Wie verhält sich das „überragende öffentliche Interesse“ zur Bedarfsplanung?
Weiterhin gilt das Fernstraßenausbaugesetz des Bundes aus 2016. Darin ist geregelt, „ob“ Straßenausbauprojekte überhaupt realisiert werden sollen.
Im Bund ist vereinbart, parallel zur laufenden Bedarfsplanüberprüfung einen Dialogprozess mit Verkehrs-, Umwelt-, Wirtschafts- und Verbraucherschutzverbänden zu starten mit dem Ziel einer Verständigung über die Prioritäten bei der Umsetzung des geltenden Bundesverkehrswegeplans. Bis zur Bedarfsplanüberprüfung soll es eine gemeinsame Abstimmung über laufenden Projekte geben. Auf Basis neuer Kriterien soll ein neuer Bundesverkehrswege- und -mobilitätsplan 2040 angestoßen werden.

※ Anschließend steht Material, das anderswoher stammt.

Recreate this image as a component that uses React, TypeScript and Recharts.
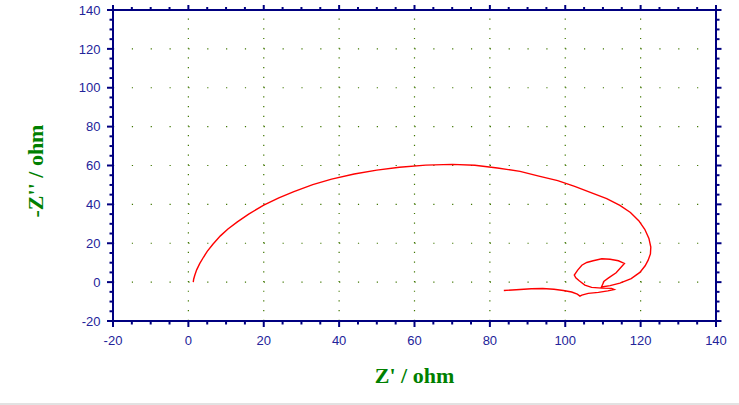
import React from 'react';
import { LineChart, Line, XAxis, YAxis, ReferenceLine, Label } from 'recharts';

// Z' (real part, ohm)
const zReal = [
  1.3, 1.4, 1.7, 2.2, 3.0, 4.0, 5.0, 6.5, 8.5, 10.5, 13, 16, 20, 24, 28, 33, 38, 44, 50, 56, 63, 70,
  76, 82, 88, 93, 98, 102.5, 107, 111, 114.5, 117.3, 119.5, 121.1, 122.2, 122.7, 122.6, 122, 121.2,
  119.8, 117.5, 114.5, 111.9, 109.6,
  110.3, 111.5, 113.5, 115.7, 114.1, 111.9, 109.7, 107.4, 105.7, 104.4, 103.3, 102.4, 102.8, 103.7,
  105.2, 107, 109.7, 112.3, 113, 111.3, 108.8, 106.1, 104.4, 103.9, 103.2, 101.7, 99.5, 97, 94, 91,
  87, 83.7,
];
// -Z'' (imaginary part, ohm)
const zImag = [
  0, 1.5, 3.5, 6.3, 9.5, 12.8, 15.8, 19.5, 23.8, 27.3, 31, 35, 39.6, 43.4, 46.6, 50.2, 53, 55.6, 57.6, 59.1, 60.2, 60.6,
  60.1, 58.7, 57, 54.5, 52.2, 49.3, 45.9, 43, 39.5, 35.8, 31.6, 27.2, 22.5, 18, 14.5, 11.3, 8.4,
  5.0, 1.8, -0.5, -1.8, -2.5,
  0.5, 2.2, 4.8, 9.6, 11, 11.8, 12, 11, 10.1, 8.7, 6.2, 3.6, 2.2, 0.7,
  -1.5, -2.7, -3.1, -3.2, -3.8, -4.5, -5.3, -5.8, -6.7, -7.2, -6.2, -5.1, -4.3, -3.7, -3.3, -3.4,
  -3.9, -4.3,
];

const xMajorTicks = [-20, 0, 20, 40, 60, 80, 100, 120, 140];
const yMajorTicks = [-20, 0, 20, 40, 60, 80, 100, 120, 140];
const minorStep = 5;

const xAllTicks: number[] = [];
for (let v = xMajorTicks[0]; v <= xMajorTicks[xMajorTicks.length - 1]; v += minorStep) xAllTicks.push(v);
const yAllTicks: number[] = [];
for (let v = yMajorTicks[0]; v <= yMajorTicks[yMajorTicks.length - 1]; v += minorStep) yAllTicks.push(v);

const xGridValues = xMajorTicks.slice(1, -1);
const yGridValues = yMajorTicks.slice(1, -1);

const data = zReal.map((x, i) => ({ x, y: zImag[i] }));

const NAVY = '#000080';
const LABEL_COLOR = '#23239a';
const GRID = '#3f7600';
const GREEN = '#008000';

type Side = 'bottom' | 'top' | 'left' | 'right';

function makeTick(side: Side, majors: number[], showLabel: boolean) {
  const majorSet = new Set(majors);
  return (props: any) => {
    const { x, y, payload } = props;
    const v = payload.value;
    const major = majorSet.has(v);
    const len = major ? 6 : 3.5;
    let line: React.ReactNode = null;
    let label: React.ReactNode = null;
    if (side === 'bottom') {
      line = <line x1={x} y1={y} x2={x} y2={y + len} stroke={NAVY} strokeWidth={2} />;
      if (showLabel && major)
        label = (
          <text x={x} y={y + 24} textAnchor="middle" fontFamily="Arial, 'Liberation Sans'" fontSize={13} fill={LABEL_COLOR}>
            {v}
          </text>
        );
    } else if (side === 'top') {
      line = <line x1={x} y1={y} x2={x} y2={y - (major ? 5 : 3)} stroke={NAVY} strokeWidth={2} />;
    } else if (side === 'left') {
      line = <line x1={x} y1={y} x2={x - len} y2={y} stroke={NAVY} strokeWidth={2} />;
      if (showLabel && major)
        label = (
          <text x={x - 12.5} y={y} dy="0.36em" textAnchor="end" fontFamily="Arial, 'Liberation Sans'" fontSize={13} fill={LABEL_COLOR}>
            {v}
          </text>
        );
    } else {
      line = <line x1={x} y1={y} x2={x + (major ? 5.5 : 3.5)} y2={y} stroke={NAVY} strokeWidth={2} />;
    }
    return (
      <g>
        {line}
        {label}
      </g>
    );
  };
}

export default function App() {
  return (
    <div style={{ position: 'absolute', left: 0, top: 0, width: 739, height: 405, background: '#fff' }}>
      <LineChart width={739} height={405} data={data} margin={{ top: 0, right: 0, bottom: 0, left: 0 }}>
        <XAxis
          xAxisId={0}
          dataKey="x"
          type="number"
          orientation="bottom"
          domain={[-20, 140]}
          ticks={xAllTicks}
          interval={0}
          tickSize={0}
          tickMargin={0}
          tickLine={false}
          height={84}
          allowDataOverflow
          axisLine={{ stroke: NAVY, strokeWidth: 2 }}
          tick={makeTick('bottom', xMajorTicks, true)}
        >
          <Label
            content={(p: any) => {
              const vb = p.viewBox || { x: 113, width: 603 };
              return (
                <text
                  x={vb.x + vb.width / 2}
                  y={383}
                  textAnchor="middle"
                  fontFamily="'Times New Roman', 'Liberation Serif', serif"
                  fontWeight="bold"
                  fontSize={22}
                  fill={GREEN}
                >
                  Z' / ohm
                </text>
              );
            }}
          />
        </XAxis>
        <XAxis
          xAxisId="top"
          dataKey="x"
          type="number"
          orientation="top"
          domain={[-20, 140]}
          ticks={xAllTicks}
          interval={0}
          tickSize={0}
          tickMargin={0}
          tickLine={false}
          height={10}
          allowDataOverflow
          axisLine={{ stroke: NAVY, strokeWidth: 2 }}
          tick={makeTick('top', xMajorTicks, false)}
        />
        <YAxis
          yAxisId={0}
          dataKey="y"
          type="number"
          orientation="left"
          domain={[-20, 140]}
          ticks={yAllTicks}
          interval={0}
          tickSize={0}
          tickMargin={0}
          tickLine={false}
          width={113}
          allowDataOverflow
          axisLine={{ stroke: NAVY, strokeWidth: 2 }}
          tick={makeTick('left', yMajorTicks, true)}
        >
          <Label
            content={() => (
              <text
                x={43}
                y={171}
                transform="rotate(-90 43 171)"
                textAnchor="middle"
                fontFamily="'Times New Roman', 'Liberation Serif', serif"
                fontWeight="bold"
                fontSize={22}
                fill={GREEN}
              >
                -Z'' / ohm
              </text>
            )}
          />
        </YAxis>
        <YAxis
          yAxisId="right"
          dataKey="y"
          type="number"
          orientation="right"
          domain={[-20, 140]}
          ticks={yAllTicks}
          interval={0}
          tickSize={0}
          tickMargin={0}
          tickLine={false}
          width={23}
          allowDataOverflow
          axisLine={{ stroke: NAVY, strokeWidth: 2 }}
          tick={makeTick('right', yMajorTicks, false)}
        />
        {xGridValues.map((v) => (
          <ReferenceLine
            key={'gx' + v}
            x={v}
            xAxisId={0}
            yAxisId={0}
            stroke={GRID}
            strokeWidth={1.2}
            strokeDasharray="1.2 8.52"
          />
        ))}
        {yGridValues.map((v) => (
          <ReferenceLine
            key={'gy' + v}
            y={v}
            xAxisId={0}
            yAxisId={0}
            stroke={GRID}
            strokeWidth={1.2}
            strokeDasharray="1.2 17.64"
          />
        ))}
        <Line
          xAxisId={0}
          yAxisId={0}
          type="linear"
          dataKey="y"
          stroke="#ff0000"
          strokeWidth={1.4}
          dot={false}
          isAnimationActive={false}
        />
      </LineChart>
      <div style={{ position: 'absolute', left: 0, top: 403, width: 739, height: 2, background: '#e2e2e2' }} />
    </div>
  );
}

Auf Landesebene haben wir im Vertrag mit der CDU vereinbart, diesen Prozess konstruktiv zu begleiten. Unser Ziel ist, dass auch bei der Umsetzung der Bundesstraßen- und Bundesautobahnprojekte eine Abwägung zwischen verkehrlichem Bedarf, Finanzierung und Klimaschutz getroffen wird.
Die Erklärung der Landesregierung zu den 66 Autobahnteilprojekten sind keine Vorfestlegung des Landes zu diesem Prozess. Für uns GRÜNE im Landtag ist klar, dass auch Teilprojekte, die nun in der Gesamtliste zur „Planungsbeschleunigung“ enthalten sind, bei der Überprüfung oder Neuaufstellung der Bedarfsplanung des Bundes kritisch hinterfragt werden müssen.